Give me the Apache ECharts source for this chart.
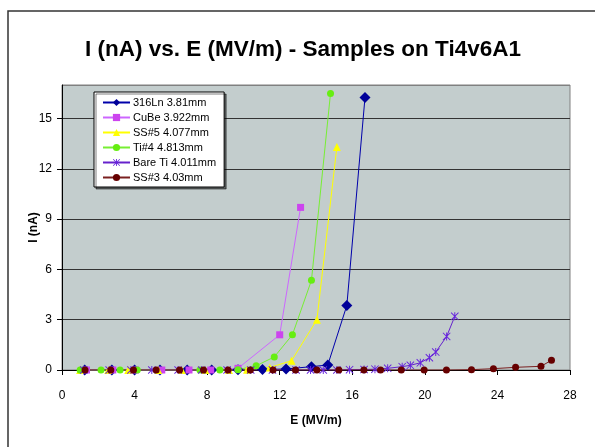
<!DOCTYPE html>
<html>
<head>
<meta charset="utf-8">
<script src="https://cdn.jsdelivr.net/npm/echarts@6/dist/echarts.min.js"></script>
<style>
  html, body { margin: 0; padding: 0; background: #fff; }
  #chart { width: 595px; height: 447px; }
</style>
</head>
<body>
<div id="chart"></div>
<script>
  // series: [E (MV/m), I (nA)]
  const ln316 = [[1.25,0],[2.75,0],[4.0,0],[5.4,0],[6.9,0],[8.25,0],[9.7,0.02],[11.05,0.03],[12.35,0.06],[13.75,0.2],[14.65,0.3],[15.7,3.85],[16.7,16.25]];
  const cube = [[1.35,0],[2.8,0],[4.05,0],[5.5,0],[7.0,0],[8.2,0],[9.7,0.1],[12.0,2.1],[13.15,9.7]];
  const ss5 = [[1.0,0],[2.55,0],[3.65,0],[5.3,0],[6.6,0],[7.9,0],[9.2,0],[10.2,0.02],[11.45,0.15],[12.65,0.55],[14.05,3.0],[15.15,13.3]];
  const ti4 = [[1.0,0],[2.15,0],[3.2,0],[4.15,0],[7.6,0],[8.7,0],[9.7,0.02],[10.7,0.25],[11.7,0.78],[12.7,2.1],[13.75,5.35],[14.8,16.5]];
  const bareTi = [[1.2,0],[2.6,0],[3.8,0],[4.95,0],[6.4,0],[7.7,0],[9.1,0],[10.4,0],[11.6,0],[12.9,0],[13.7,0],[14.4,0],[15.15,0],[15.85,0.02],[16.65,0.03],[17.25,0.05],[17.95,0.1],[18.75,0.2],[19.2,0.28],[19.75,0.43],[20.25,0.73],[20.6,1.07],[21.2,2.0],[21.65,3.2]];
  const ss3 = [[1.27,0],[2.69,0],[3.94,0],[5.19,0],[6.48,0],[7.8,0],[9.15,0],[10.38,0],[11.63,0],[12.87,0],[14.05,0],[15.26,0],[16.64,0],[17.56,0],[18.7,0],[19.96,0],[21.19,0],[22.57,0.02],[23.78,0.08],[25.0,0.16],[26.4,0.22],[26.98,0.58]];

  const names = ['316Ln 3.81mm', 'CuBe 3.922mm', 'SS#5 4.077mm', 'Ti#4 4.813mm', 'Bare Ti 4.011mm', 'SS#3 4.03mm'];

  // asterisk marker (X + vertical bar)
  const star = 'path://M4.4,0 L5.6,0 L5.6,10 L4.4,10 Z M0,0.8 L0.8,0 L10,9.2 L9.2,10 Z M9.2,0 L10,0.8 L0.8,10 L0,9.2 Z';

  const font = 'Liberation Sans, Arial, sans-serif';

  function line(name, data, color, symbol, size, lineColor) {
    return {
      name: name,
      type: 'line',
      data: data,
      symbol: symbol,
      symbolSize: size,
      showAllSymbol: true,
      lineStyle: { color: lineColor || color, width: 1 },
      itemStyle: { color: color },
      emphasis: { disabled: true }
    };
  }

  let chart = echarts.init(document.getElementById('chart'));
  chart.setOption({
    animation: false,
    backgroundColor: '#fff',
    graphic: [{
      type: 'rect',
      shape: { x: 8, y: 11, width: 620, height: 460 },
      style: { fill: 'none', stroke: '#333', lineWidth: 1.5 },
      z: -10
    }],
    title: {
      text: 'I (nA) vs. E (MV/m) - Samples on Ti4v6A1',
      left: 80,
      top: 33,
      textStyle: { fontFamily: font, fontSize: 22.5, fontWeight: 'bold', color: '#000' }
    },
    legend: {
      orient: 'vertical',
      left: 94,
      top: 92,
      data: names,
      itemWidth: 27,
      itemHeight: 9,
      itemGap: 4,
      padding: [5, 8, 4, 8],
      backgroundColor: '#fff',
      borderColor: '#000',
      borderWidth: 1,
      shadowColor: 'rgba(0,0,0,0.5)',
      shadowOffsetX: 2,
      shadowOffsetY: 2,
      textStyle: { fontFamily: font, fontSize: 11, color: '#000', padding: [0, 0, 0, -2] }
    },
    grid: {
      left: 62, right: 25, top: 85, bottom: 77,
      show: true,
      backgroundColor: '#C3CDCD',
      borderColor: '#808080',
      borderWidth: 1
    },
    xAxis: {
      type: 'value',
      min: 0, max: 28, interval: 4,
      name: 'E (MV/m)',
      nameLocation: 'middle',
      nameGap: 45,
      nameMoveOverlap: false,
      nameTextStyle: { fontFamily: font, fontSize: 12, fontWeight: 'bold', color: '#000' },
      axisLine: { lineStyle: { color: '#000', width: 1 } },
      axisTick: { show: true, length: 5, lineStyle: { color: '#000' } },
      axisLabel: { fontFamily: font, fontSize: 12, color: '#000', margin: 20 },
      splitLine: { show: false }
    },
    yAxis: {
      type: 'value',
      min: 0, max: 17, interval: 3,
      name: 'I (nA)',
      nameLocation: 'middle',
      nameGap: 22,
      nameMoveOverlap: false,
      nameTextStyle: { fontFamily: font, fontSize: 12, fontWeight: 'bold', color: '#000' },
      axisLine: { show: true, lineStyle: { color: '#000', width: 1 } },
      axisTick: { show: true, length: 5, lineStyle: { color: '#000' } },
      axisLabel: { fontFamily: font, fontSize: 12, color: '#000', margin: 10, showMaxLabel: false },
      splitLine: { show: true, lineStyle: { color: ['#333', '#333', '#333', '#333', '#333', '#333', '#808080'], width: 1 } }
    },
    series: [
      line(names[0], ln316, '#000099', 'diamond', 11, '#0000AA'),
      line(names[1], cube, '#CC44EE', 'rect', 7, '#CC66FF'),
      line(names[2], ss5, '#FFFF00', 'triangle', 8),
      line(names[3], ti4, '#66EE11', 'circle', 7, '#77EE33'),
      line(names[4], bareTi, '#6622DD', star, 8, '#6622CC'),
      line(names[5], ss3, '#660000', 'circle', 7, '#7A2020')
    ]
  });
</script>
</body>
</html>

○ ○ ○ ○

Set the lines above down again, word for word, from the first through the one containing "const font = 'Liberation"; pictures excluded.

* **FINAL ANSWER**:
Give me the Apache ECharts source for this chart.
<!DOCTYPE html>
<html>
<head>
<meta charset="utf-8">
<script src="https://cdn.jsdelivr.net/npm/echarts@6/dist/echarts.min.js"></script>
<style>
  html, body { margin: 0; padding: 0; background: #fff; }
  #chart { width: 595px; height: 447px; }
</style>
</head>
<body>
<div id="chart"></div>
<script>
  // series: [E (MV/m), I (nA)]
  const ln316 = [[1.25,0],[2.75,0],[4.0,0],[5.4,0],[6.9,0],[8.25,0],[9.7,0.02],[11.05,0.03],[12.35,0.06],[13.75,0.2],[14.65,0.3],[15.7,3.85],[16.7,16.25]];
  const cube = [[1.35,0],[2.8,0],[4.05,0],[5.5,0],[7.0,0],[8.2,0],[9.7,0.1],[12.0,2.1],[13.15,9.7]];
  const ss5 = [[1.0,0],[2.55,0],[3.65,0],[5.3,0],[6.6,0],[7.9,0],[9.2,0],[10.2,0.02],[11.45,0.15],[12.65,0.55],[14.05,3.0],[15.15,13.3]];
  const ti4 = [[1.0,0],[2.15,0],[3.2,0],[4.15,0],[7.6,0],[8.7,0],[9.7,0.02],[10.7,0.25],[11.7,0.78],[12.7,2.1],[13.75,5.35],[14.8,16.5]];
  const bareTi = [[1.2,0],[2.6,0],[3.8,0],[4.95,0],[6.4,0],[7.7,0],[9.1,0],[10.4,0],[11.6,0],[12.9,0],[13.7,0],[14.4,0],[15.15,0],[15.85,0.02],[16.65,0.03],[17.25,0.05],[17.95,0.1],[18.75,0.2],[19.2,0.28],[19.75,0.43],[20.25,0.73],[20.6,1.07],[21.2,2.0],[21.65,3.2]];
  const ss3 = [[1.27,0],[2.69,0],[3.94,0],[5.19,0],[6.48,0],[7.8,0],[9.15,0],[10.38,0],[11.63,0],[12.87,0],[14.05,0],[15.26,0],[16.64,0],[17.56,0],[18.7,0],[19.96,0],[21.19,0],[22.57,0.02],[23.78,0.08],[25.0,0.16],[26.4,0.22],[26.98,0.58]];

  const names = ['316Ln 3.81mm', 'CuBe 3.922mm', 'SS#5 4.077mm', 'Ti#4 4.813mm', 'Bare Ti 4.011mm', 'SS#3 4.03mm'];

  // asterisk marker (X + vertical bar)
  const star = 'path://M4.4,0 L5.6,0 L5.6,10 L4.4,10 Z M0,0.8 L0.8,0 L10,9.2 L9.2,10 Z M9.2,0 L10,0.8 L0.8,10 L0,9.2 Z';

  const font = 'Liberation Sans, Arial, sans-serif';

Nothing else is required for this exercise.